In the case of FIG. 1A, since the blower switch is kept to its on-state, the normal mode continues, thus the power being supplied to the drive control circuit without rest. Hence, the drive control circuit is capable of continuously executing an overheat protection control, in which the detected temperature is subjected control that allows changes within a temperature width regulated by both a predetermined protective temperature T1 and a predetermined release temperature T2. Because there is thermal resistance between the switching sensors and the temperature sensor, a chip temperature within each switching element (that is, a junction temperature) becomes higher than a detected temperature by the temperature sensor.
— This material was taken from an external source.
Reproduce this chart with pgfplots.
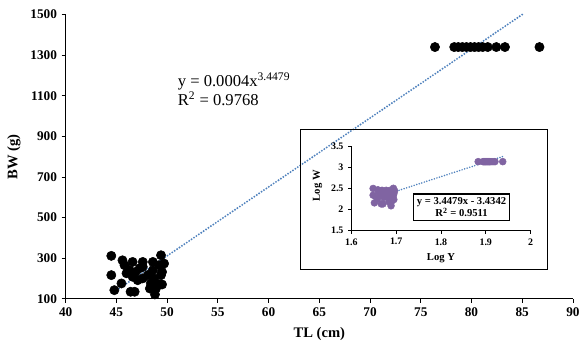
\documentclass[border=0pt]{standalone}
\usepackage{fontspec}
\setmainfont{Liberation Serif}
\usepackage{pgfplots}
\pgfplotsset{compat=1.18}
\definecolor{trend}{RGB}{79,129,189}
\definecolor{purp}{RGB}{128,100,162}
\begin{document}
\begin{tikzpicture}
\path (-49.5pt,-35.8pt) rectangle (388.5pt,225.2pt);
\begin{axis}[
  at={(0,0)}, anchor=south west,
  scale only axis, width=382.5pt, height=214.2pt,
  xmin=40, xmax=90, ymin=100, ymax=1500,
  xtick={40,45,...,90}, ytick={100,300,...,1500},
  axis x line=bottom, axis y line=left,
  axis line style={-, line width=0.8pt},
  tick align=outside, major tick length=3pt,
  tick style={black, line width=0.6pt},
  /pgf/number format/assume math mode=true,
  /pgf/number format/set thousands separator={},
  ticklabel style={font=\fontsize{10}{11}\selectfont\bfseries},
  xlabel={TL (cm)}, ylabel={BW (g)},
  label style={font=\fontsize{11}{12}\selectfont\bfseries},
  xlabel style={at={(axis description cs:0.5,-0.125)}, anchor=center},
  ylabel style={at={(axis description cs:-0.102,0.5)}, anchor=center},
  clip=false,
]
\addplot[only marks, mark=*, mark size=3.5pt, color=black] coordinates {
(44.5,311) (44.5,216) (44.8,142) (45.5,175) (45.6,289) (45.8,265) (46.3,240)
(46.6,281) (46.6,208) (46.4,134) (46.8,134) (46.9,232) (47.1,191) (47.6,281)
(47.6,257) (47.6,200) (48.1,216) (48.4,175) (48.6,281) (48.6,240) (48.7,200)
(48.9,150) (48.8,121) (49.2,265) (49.4,314) (49.5,232) (49.7,273) (49.0,175)
(49.4,216) (48.3,150) (49.5,170) (47.3,250) (46.0,225)
(76.4,1340) (78.3,1340) (78.7,1340) (79.1,1340) (79.5,1340) (79.9,1340)
(80.3,1340) (80.7,1340) (81.1,1340) (81.6,1340) (82.45,1340) (83.3,1340) (86.7,1340)
};
\addplot[trend, line width=1.6pt, line cap=round, dash pattern=on 0pt off 2.2pt] coordinates {(44.8,134) (85,1500)};
\node[anchor=base west, font=\fontsize{12.5}{14}\selectfont] at (axis cs:50.6,1146) {y = 0.0004x\textsuperscript{3.4479}};
\node[anchor=base west, font=\fontsize{12.5}{14}\selectfont] at (axis cs:50.6,1051) {R\textsuperscript{2} = 0.9768};
\end{axis}
\draw[line width=0.8pt] (177.2pt,22.2pt) rectangle (363.5pt,127.7pt);
\begin{axis}[
  at={(215.5pt,51.45pt)}, anchor=south west,
  scale only axis, width=135pt, height=63.75pt,
  xmin=1.6, xmax=2, ymin=1.5, ymax=3.5,
  xtick={1.6,1.7,1.8,1.9,2}, ytick={1.5,2,2.5,3,3.5},
  xticklabels={1.6,1.7,1.8,1.9,2}, yticklabels={1.5,2,2.5,3,3.5},
  axis x line=bottom, axis y line=left,
  axis line style={-, line width=0.7pt},
  tick align=outside, major tick length=2.5pt,
  tick style={black, line width=0.5pt},
  ticklabel style={font=\fontsize{7.5}{8}\selectfont\bfseries},
  xlabel={Log Y}, ylabel={Log W},
  label style={font=\fontsize{8}{9}\selectfont\bfseries},
  xlabel style={at={(axis description cs:0.5,-0.333)}, anchor=center},
  ylabel style={at={(axis description cs:-0.189,0.53)}, anchor=center},
  clip=false,
]
\addplot[only marks, mark=*, mark size=2.6pt, color=purp] coordinates {
(1.6484,2.4928) (1.6484,2.3345) (1.6513,2.1523) (1.6580,2.2430) (1.6590,2.4609)
(1.6609,2.4232) (1.6656,2.3802) (1.6684,2.4487) (1.6684,2.3181) (1.6665,2.1271)
(1.6702,2.1271) (1.6712,2.3655) (1.6730,2.2810) (1.6776,2.4487) (1.6776,2.4099)
(1.6776,2.3010) (1.6821,2.3345) (1.6848,2.2430) (1.6866,2.4487) (1.6866,2.3802)
(1.6875,2.3010) (1.6893,2.1761) (1.6884,2.0828) (1.6920,2.4232) (1.6937,2.4969)
(1.6946,2.3655) (1.6964,2.4362) (1.6902,2.2430) (1.6937,2.3345) (1.6839,2.1761)
(1.6946,2.2304) (1.6749,2.3979) (1.6628,2.3522)
(1.8831,3.1271) (1.8938,3.1271) (1.8960,3.1271) (1.8982,3.1271) (1.9004,3.1271)
(1.9025,3.1271) (1.9047,3.1271) (1.9069,3.1271) (1.9090,3.1271) (1.9117,3.1271)
(1.9162,3.1271) (1.9206,3.1271) (1.9380,3.1271)
};
\addplot[trend, line width=1.3pt, line cap=round, dash pattern=on 0pt off 2pt] coordinates {(1.65,2.255) (1.94,3.255)};
\node[draw, line width=0.8pt, fill=white, align=center, inner sep=2.5pt, font=\fontsize{8}{9.5}\selectfont\bfseries] at (axis cs:1.846,2.05) {y = 3.4479x - 3.4342\\R\textsuperscript{2} = 0.9511};
\end{axis}
\end{tikzpicture}
\end{document}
However, the switching elements, which were turned off once, is again subjected to its on-operation when the detected temperature reduces down to the release temperature T2, whereby the chip temperature is limited to temperature less than its guarantee temperature.
On the other hand, in the state shown in FIG. 1B, the blower switch is manually turned off at a certain timing during the overheat protection control, resulting in that the power to the drive control circuit is once shut down. Hence the drive control circuit is reset, which loses the information indicative of states of the overheat protection control carried out before the shutdown. It is therefore possible for the drive control circuit to turn on the switching elements, if the temperature detected when the re-supply of the power is started is below the protective temperature T1. However, the blower switch is manually turned on and off in sequence after the detected temperature reached the protective temperature T1, there will be caused a fear that the chip temperature is beyond a guarantee temperature of the chips (refer to a range shown by a reference “A” in FIG. 1B). The reason is that, conjointly with an overload state (for instance, a motor locked state) bringing about a sharp increase in current, the drive control circuit is obliged to turn on the switching elements that should originally be turned off due to a high detected temperature.
In order to prevent such an unwanted overheating situation, there can be provided some countermeasures, including 1) a decrease in the protective temperature T1, 2) to embed a temperature sensor within the switching elements to measure a chip temperature with precision, and 3) to dispose, into the drive control circuit, non-volatile means for maintaining information indicative of controlled states. However, the means according to 1) is disadvantageous in that unfavorable conditions, such as higher surrounding temperature, will lead to frequent stops of the blower fan under the overheat protecting operation even in the normal use, thus spoiling user's amenity. Further, means according to 2) and 3) are difficult to employ, because a greater increase in the production cost of the system is inevitable.